L’empereur du Brésil a ouvert son parlement. Les finances de ce nouvel empire nécessitent toujours de la part des législateurs une attention sérieuse. Un moment le Brésil a eu l’espoir de voir ses sucres, principal produit de son sol, s’écouler sur les marchés anglais. Mais dans les dernières et mémorables réductions de droits, le sucre des pays à esclaves a été exclu de la mesure : le Brésil n’a donc pas cette ressource, qui pour lui serait immense.

Un journal nantais fait une proposition assez étrange.

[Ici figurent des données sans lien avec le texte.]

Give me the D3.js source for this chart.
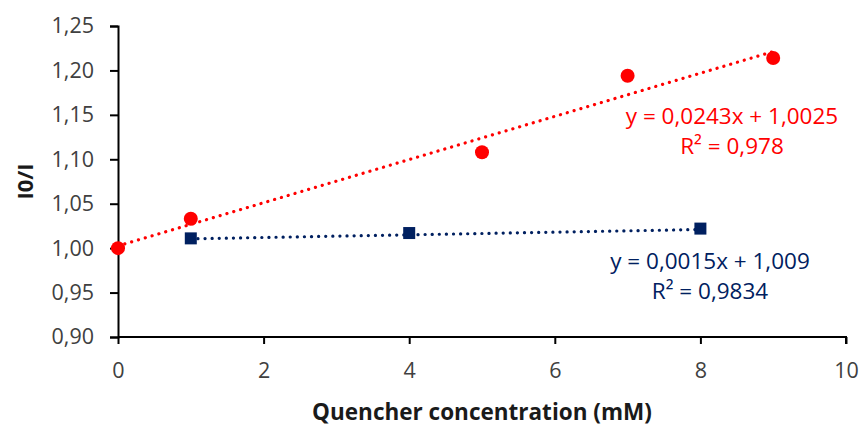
<!DOCTYPE html>
<html>
<head>
<meta charset="utf-8">
<script src="https://cdn.jsdelivr.net/npm/d3@7"></script>
<style>
  body { margin: 0; background: #fff; }
  text { font-family: "Open Sans", sans-serif; }
</style>
</head>
<body>
<div id="chart"></div>
<script>
// data
var redX = [0, 1, 5, 7, 9];
var redY = [1.000, 1.033, 1.108, 1.194, 1.214];
var blueX = [1, 4, 8];
var blueY = [1.011, 1.017, 1.022];

// trendlines (Excel linear fit) : [slope, intercept]
var redFit = [0.0243, 1.0025];
var blueFit = [0.0015, 1.009];
var redLabel = ["y = 0,0243x + 1,0025", "R² = 0,978"];
var blueLabel = ["y = 0,0015x + 1,009", "R² = 0,9834"];

var xTicks = [0, 2, 4, 6, 8, 10];
var yTicks = [0.90, 0.95, 1.00, 1.05, 1.10, 1.15, 1.20, 1.25];

var width = 863, height = 426;
var margin = { top: 26, right: 17, bottom: 89, left: 118 };

var svg = d3.select("#chart")
            .append("svg")
            .attr("width", width)
            .attr("height", height);

var x = d3.scaleLinear()
          .domain([0, 10])
          .range([margin.left, width - margin.right]);
var y = d3.scaleLinear()
          .domain([0.9, 1.25])
          .range([height - margin.bottom, margin.top]);

var comma = function(d) { return d3.format(".2f")(d).replace(".", ","); };

// axes
var xAxis = svg.append("g")
    .attr("transform", "translate(0," + y(0.9) + ")")
    .call(d3.axisBottom(x).tickValues(xTicks).tickSize(7).tickPadding(19).tickFormat(d3.format("d")));
var yAxis = svg.append("g")
    .attr("transform", "translate(" + x(0) + ",0)")
    .call(d3.axisLeft(y).tickValues(yTicks).tickSize(8).tickPadding(16).tickFormat(comma));

[xAxis, yAxis].forEach(function(ax) {
  ax.select(".domain").attr("stroke", "#000").attr("stroke-width", 2);
  ax.selectAll(".tick line").attr("stroke", "#000").attr("stroke-width", 2);
  ax.selectAll(".tick text")
    .attr("fill", "#404040")
    .style("font-size", "21.5px")
    .style("font-family", "'Open Sans', sans-serif");
});
xAxis.select(".domain").attr("d", "M" + x(0) + ",0H" + x(10) + "V7");

// trendlines
function trend(fit, x0, x1, color) {
  svg.append("line")
    .attr("x1", x(x0)).attr("y1", y(fit[0] * x0 + fit[1]))
    .attr("x2", x(x1)).attr("y2", y(fit[0] * x1 + fit[1]))
    .attr("stroke", color)
    .attr("stroke-width", 3.2)
    .attr("stroke-linecap", "round")
    .attr("stroke-dasharray", "0.1 7");
}
trend(redFit, d3.min(redX), d3.max(redX), "#ff0000");
trend(blueFit, d3.min(blueX), d3.max(blueX), "#002060");

// points
svg.selectAll(".red")
  .data(redX)
  .enter()
  .append("circle")
  .attr("cx", function(d) { return x(d); })
  .attr("cy", function(d, i) { return y(redY[i]); })
  .attr("r", 7)
  .attr("fill", "#ff0000");

var s = 12;
svg.selectAll(".blue")
  .data(blueX)
  .enter()
  .append("rect")
  .attr("x", function(d) { return x(d) - s / 2; })
  .attr("y", function(d, i) { return y(blueY[i]) - s / 2; })
  .attr("width", s)
  .attr("height", s)
  .attr("fill", "#002060");

// equation labels
function label(lines, cx, cy, color) {
  lines.forEach(function(t, i) {
    svg.append("text")
      .attr("x", cx)
      .attr("y", cy + i * 30)
      .attr("text-anchor", "middle")
      .attr("dominant-baseline", "central")
      .style("font-size", "22.5px")
      .attr("fill", color)
      .text(t);
  });
}
label(redLabel, 732, 115, "#ff0000");
label(blueLabel, 710, 260, "#002060");

// axis titles
svg.append("text")
  .attr("x", (x(0) + x(10)) / 2)
  .attr("y", 411)
  .attr("text-anchor", "middle")
  .attr("dominant-baseline", "central")
  .style("font-size", "22.5px")
  .style("font-weight", "bold")
  .attr("fill", "#1a1a1a")
  .text("Quencher concentration (mM)");

svg.append("text")
  .attr("transform", "translate(24," + (y(0.9) + y(1.25)) / 2 + ") rotate(-90)")
  .attr("text-anchor", "middle")
  .attr("dominant-baseline", "central")
  .style("font-size", "22px")
  .style("font-weight", "bold")
  .attr("fill", "#1a1a1a")
  .text("I0/I");
</script>
</body>
</html>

Il demande que les ouvriers des champs aient un livret comme ceux d’états. La raison qu’il donne nous parait passablement égoïste. Dans la saison des travaux, dit ce journal, les ouvriers trouvent partout de l’ouvrage, ils vont où on les paye le mieux, et c’est là le mal selon lui. Un livret indiquerait qu’ils ont quitté leurs patrons, et une coalition de maîtres pourrait, malgré l’abondance des travaux, retenir à bas prix le salaire des manœuvres. Voilà, certes, une mesure très philanthropique !

15 au soir.


P. S. La Chambre des députés vient de rejeter l’amendement Crémieux. Défendu avec talent par son auteur, cet amendement n’a point été soutenu : son adoption eût entraîné le rejet de la loi du chemin de Bordeaux. On doit féliciter la Chambre de n’avoir pas voulu ajourner encore, pour une simple taquinerie, l’une des lignes les plus importantes du réseau.